[A run of records]
▼

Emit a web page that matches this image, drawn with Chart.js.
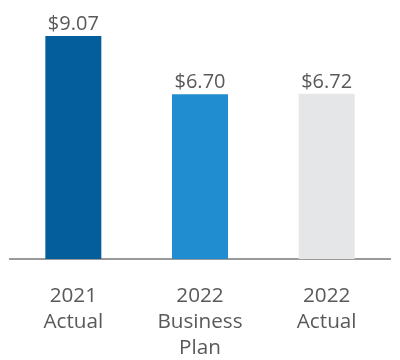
<!DOCTYPE html>
<html>
<head>
<meta charset="utf-8">
<script src="https://cdn.jsdelivr.net/npm/chart.js@4"></script>
<style>
  html, body { margin: 0; padding: 0; background: #fff; }
  #wrap { width: 400px; height: 360px; }
</style>
</head>
<body>
<div id="wrap"><canvas id="myCanvas"></canvas></div>
<script>
var labels = [["2021", "Actual"], ["2022", "Business", "Plan"], ["2022", "Actual"]];
var values = [9.07, 6.70, 6.72];
var colors = ["#045e9c", "#1f8dd0", "#e5e6e8"];

// value labels above the bars
var valueLabels = {
    id: 'valueLabels',
    afterDatasetsDraw: function (chart) {
        var ctx = chart.ctx;
        var meta = chart.getDatasetMeta(0);
        ctx.save();
        ctx.font = '20px "Open Sans"';
        ctx.fillStyle = '#595959';
        ctx.textAlign = 'center';
        ctx.textBaseline = 'alphabetic';
        meta.data.forEach(function (bar, i) {
            ctx.fillText('$' + values[i].toFixed(2), bar.x, bar.y - 6);
        });
        ctx.restore();
    }
};

let myChart = document.getElementById("myCanvas").getContext('2d');

new Chart(myChart, {
    type: 'bar',
    data: {
        labels: labels,
        datasets: [{
            data: values,
            backgroundColor: colors,
            barPercentage: 0.442,
            categoryPercentage: 1
        }]
    },
    options: {
        responsive: true,
        maintainAspectRatio: false,
        animation: false,
        layout: { padding: { top: 13, left: 10, right: 10, bottom: 0 } },
        plugins: {
            legend: { display: false },
            tooltip: { enabled: false }
        },
        scales: {
            x: {
                grid: { display: false },
                border: { display: true, color: '#9a9a9a', width: 2 },
                ticks: {
                    color: '#595959',
                    font: { family: 'Open Sans', size: 20.7, lineHeight: 1.26 },
                    padding: 16,
                    maxRotation: 0,
                    autoSkip: false
                },
                afterFit: function (scale) { scale.height = 101; }
            },
            y: {
                display: false,
                min: 0,
                max: 10
            }
        }
    },
    plugins: [valueLabels]
});
</script>
</body>
</html>
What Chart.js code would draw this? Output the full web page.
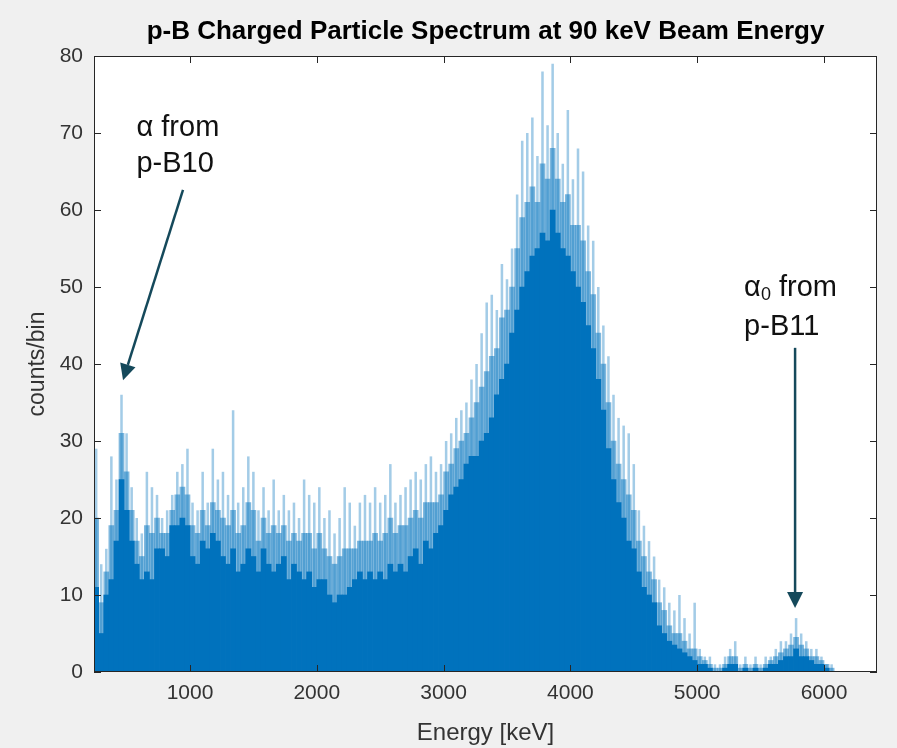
<!DOCTYPE html>
<html>
<head>
<meta charset="utf-8">
<script src="https://cdn.jsdelivr.net/npm/chart.js@4.4.1/dist/chart.umd.min.js"></script>
<style>
  html, body { margin: 0; padding: 0; background: #f0f0f0; }
  #wrap { width: 897px; height: 748px; }
</style>
</head>
<body>
<div id="wrap"><canvas id="spectrum" width="897" height="748"></canvas></div>
<script>
// histogram bins: 40 keV wide, first bin starts at 240 keV
const binStart = 240;
const binWidth = 40;

// solid part of each bin (counts/bin)
const bodyCounts = [
  11, 5, 10, 12, 17, 25, 21, 17, 14, 12, 13, 12, 16, 16, 15, 19, 19, 20, 19, 15,
  14, 17, 16, 18, 17, 15, 14, 16, 13, 14, 16, 15, 13, 16, 14, 13, 14, 15, 12, 14,
  13, 12, 13, 11, 12, 12, 10, 9, 10, 10, 11, 12, 13, 12, 13, 12, 13, 12, 14, 13,
  14, 13, 15, 16, 14, 17, 16, 18, 19, 21, 23, 24, 25, 27, 28, 28, 30, 31, 33, 36,
  38, 40, 44, 47, 50, 52, 54, 55, 57, 56, 60, 57, 55, 54, 52, 50, 48, 45, 42, 38,
  34, 29, 25, 22, 20, 17, 16, 13, 11, 10, 9, 6, 5, 4, 3.5, 3, 2.5, 2, 1.5, 1,
  1, 0.5, 0, 0, 0.5, 1, 1, 0, 0.5, 0, 0.5, 0, 0.5, 1, 1, 1.5, 2, 2, 3, 2,
  2, 1.5, 1, 1, 0.5, 0, 0
];

// typical upper level of the bins in each slot (counts/bin)
const midCounts = [
  20, 9, 13, 19, 21, 31, 26, 21, 17, 15, 19, 18, 20, 18, 18, 21, 23, 24, 23, 19,
  18, 21, 19, 22, 21, 20, 19, 21, 18, 19, 22, 21, 17, 20, 18, 19, 18, 19, 17, 18,
  17, 18, 18, 16, 18, 16, 15, 14, 15, 16, 16, 16, 17, 17, 17, 18, 17, 18, 20, 18,
  19, 19, 20, 21, 20, 22, 22, 22, 23, 26, 27, 29, 30, 31, 33, 35, 37, 39, 41, 42,
  46, 47, 50, 55, 59, 61, 63, 61, 66, 64, 68, 64, 61, 62, 58, 58, 56, 52, 49, 44,
  40, 35, 30, 27, 25, 23, 21, 17, 15, 13, 12, 9, 8, 6, 5, 5, 4, 3, 3, 2,
  1.5, 1, 0.5, 0.5, 1, 2, 2, 0.5, 1, 0.5, 1, 0.5, 1, 1.5, 2, 2.5, 3, 3.5, 4.5, 3.5,
  3, 2, 2, 1.5, 1, 0.5, 0
];

// tallest spike in each bin (counts/bin)
const peakCounts = [
  29, 14, 16, 28, 25, 36, 31, 24, 20, 18, 26, 24, 23, 20, 21, 23, 26, 27, 29, 22,
  21, 26, 22, 29, 25, 26, 23, 34, 22, 24, 28, 26, 21, 24, 21, 25, 21, 23, 21, 22,
  20, 25, 23, 22, 24, 20, 21, 18, 20, 24, 22, 19, 22, 23, 22, 24, 22, 23, 27, 22,
  23, 24, 25, 26, 25, 27, 28, 26, 27, 30, 31, 33, 34, 35, 38, 40, 44, 48, 49, 47,
  53, 51, 55, 62, 69, 70, 72, 67, 78, 71, 79, 70, 66, 73, 64, 68, 65, 58, 56, 50,
  45, 41, 36, 33, 32, 31, 27, 21, 19, 17, 15, 12, 11, 9, 8, 10, 7, 5, 9, 3,
  2, 2, 1, 1, 2, 3, 4, 1, 2, 1, 2, 1, 2, 2, 3, 4, 4, 5, 7, 5,
  4, 3, 3, 2, 1, 1, 0
];

const xTicks = [1000, 2000, 3000, 4000, 5000, 6000];
const yTicks = [0, 10, 20, 30, 40, 50, 60, 70, 80];

const toPoints = counts => counts.map((c, i) => ({ x: binStart + binWidth * (i + 0.5), y: c }));

const fontFamily = '"Liberation Sans", Arial, Helvetica, sans-serif';
const titleText = "p-B Charged Particle Spectrum at 90 keV Beam Energy";
const arrowColor = "#15495b";

// annotation anchors are in data units (keV, counts)
const notes = [
  { x: 578, y: [70.6, 66.0], sub: false, tag: "p-B10", from: [945, 62.6], to: [472, 37.9] },
  { x: 5370, y: [49.9, 44.8], sub: true, tag: "p-B11", from: [5772, 42.1], to: [5772, 8.3] }
];

const matlabAxes = {
  id: "matlabAxes",
  beforeDatasetsDraw(chart) {
    const { ctx, chartArea: a } = chart;
    ctx.save();
    ctx.fillStyle = "#ffffff";
    ctx.fillRect(a.left, a.top, a.right - a.left, a.bottom - a.top);
    ctx.restore();
  },
  afterDatasetsDraw(chart) {
    const { ctx, chartArea: a, scales } = chart;
    ctx.save();
    ctx.strokeStyle = "#262626";
    ctx.lineWidth = 1;
    ctx.strokeRect(a.left + 0.5, a.top + 0.5, a.right - a.left - 1, a.bottom - a.top - 1);
    ctx.beginPath();
    xTicks.forEach(t => {
      const px = Math.round(scales.x.getPixelForValue(t)) + 0.5;
      ctx.moveTo(px, a.bottom); ctx.lineTo(px, a.bottom - 7);
      ctx.moveTo(px, a.top); ctx.lineTo(px, a.top + 7);
    });
    yTicks.forEach(t => {
      const py = Math.round(scales.y.getPixelForValue(t)) + 0.5;
      ctx.moveTo(a.left, py); ctx.lineTo(a.left + 7, py);
      ctx.moveTo(a.right, py); ctx.lineTo(a.right - 7, py);
    });
    ctx.stroke();
    ctx.restore();
  },
  afterDraw(chart) {
    const { ctx, chartArea: a, scales } = chart;
    const sx = v => scales.x.getPixelForValue(v);
    const sy = v => scales.y.getPixelForValue(v);
    ctx.save();

    // title, centred over the axes box
    ctx.fillStyle = "#000000";
    ctx.textAlign = "center";
    ctx.textBaseline = "middle";
    ctx.font = "bold 26px " + fontFamily;
    ctx.fillText(titleText, (a.left + a.right) / 2, 32);

    ctx.fillStyle = "#111111";
    ctx.textAlign = "left";
    notes.forEach(n => {
      const x0 = sx(n.x);
      ctx.font = "29px " + fontFamily;
      ctx.fillText("α", x0, sy(n.y[0]));
      let x1 = x0 + ctx.measureText("α").width;
      if (n.sub) {
        ctx.font = "18px " + fontFamily;
        ctx.fillText("0", x1, sy(n.y[0]) + 7);
        x1 += ctx.measureText("0").width;
        ctx.font = "29px " + fontFamily;
      }
      ctx.fillText(" from", x1, sy(n.y[0]));
      ctx.fillText(n.tag, x0, sy(n.y[1]));

      // arrow
      const fx = sx(n.from[0]), fy = sy(n.from[1]);
      const tx = sx(n.to[0]), ty = sy(n.to[1]);
      const ang = Math.atan2(ty - fy, tx - fx);
      const head = 16, half = 8;
      const bx = tx - head * Math.cos(ang), by = ty - head * Math.sin(ang);
      ctx.strokeStyle = arrowColor;
      ctx.fillStyle = arrowColor;
      ctx.lineWidth = 2.5;
      ctx.beginPath();
      ctx.moveTo(fx, fy);
      ctx.lineTo(bx, by);
      ctx.stroke();
      ctx.beginPath();
      ctx.moveTo(tx, ty);
      ctx.lineTo(bx + half * Math.sin(ang), by - half * Math.cos(ang));
      ctx.lineTo(bx - half * Math.sin(ang), by + half * Math.cos(ang));
      ctx.closePath();
      ctx.fill();
      ctx.fillStyle = "#111111";
    });
    ctx.restore();
  }
};

const ctx = document.getElementById("spectrum").getContext("2d");

new Chart(ctx, {
  type: "bar",
  data: {
    datasets: [
      {
        label: "body",
        data: toPoints(bodyCounts),
        backgroundColor: "#0072bd",
        borderWidth: 0,
        barPercentage: 1,
        categoryPercentage: 1,
        order: 0
      },
      {
        label: "mid",
        data: toPoints(midCounts),
        backgroundColor: "rgba(0, 114, 189, 0.5)",
        borderWidth: 0,
        barPercentage: 1,
        categoryPercentage: 1,
        order: 1
      },
      {
        label: "spikes",
        data: toPoints(peakCounts),
        backgroundColor: "rgba(0, 114, 189, 0.36)",
        borderWidth: 0,
        barPercentage: 0.5,
        categoryPercentage: 1,
        order: 2
      }
    ]
  },
  options: {
    responsive: false,
    animation: false,
    grouped: false,
    layout: { padding: { left: 0, right: 20, top: 56, bottom: 0 } },
    plugins: {
      legend: { display: false },
      tooltip: { enabled: false },
      title: { display: false }
    },
    scales: {
      x: {
        type: "linear",
        offset: false,
        min: 243,
        max: 6418,
        grid: { display: false, drawTicks: false, offset: false },
        border: { display: false },
        afterBuildTicks: s => { s.ticks = xTicks.map(v => ({ value: v })); },
        afterFit: s => { s.height = 76; },
        ticks: {
          color: "#333333",
          font: { family: fontFamily, size: 21 },
          padding: 9,
          maxRotation: 0,
          callback: v => String(v)
        },
        title: {
          display: true,
          text: "Energy [keV]",
          color: "#333333",
          font: { family: fontFamily, size: 24 },
          padding: { top: 0, bottom: 0 }
        }
      },
      y: {
        min: 0,
        max: 80,
        grid: { display: false, drawTicks: false },
        border: { display: false },
        afterBuildTicks: s => { s.ticks = yTicks.map(v => ({ value: v })); },
        afterFit: s => { s.width = 94; },
        ticks: {
          color: "#333333",
          font: { family: fontFamily, size: 21 },
          padding: 11,
          callback: v => String(v)
        },
        title: {
          display: true,
          text: "counts/bin",
          color: "#333333",
          font: { family: fontFamily, size: 23 },
          padding: { top: 24, bottom: 0 }
        }
      }
    }
  },
  plugins: [matlabAxes]
});
</script>
</body>
</html>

▲

Problem details
Note how many lines of the material contain the string "this". Then report that number by itself.

Correct result
2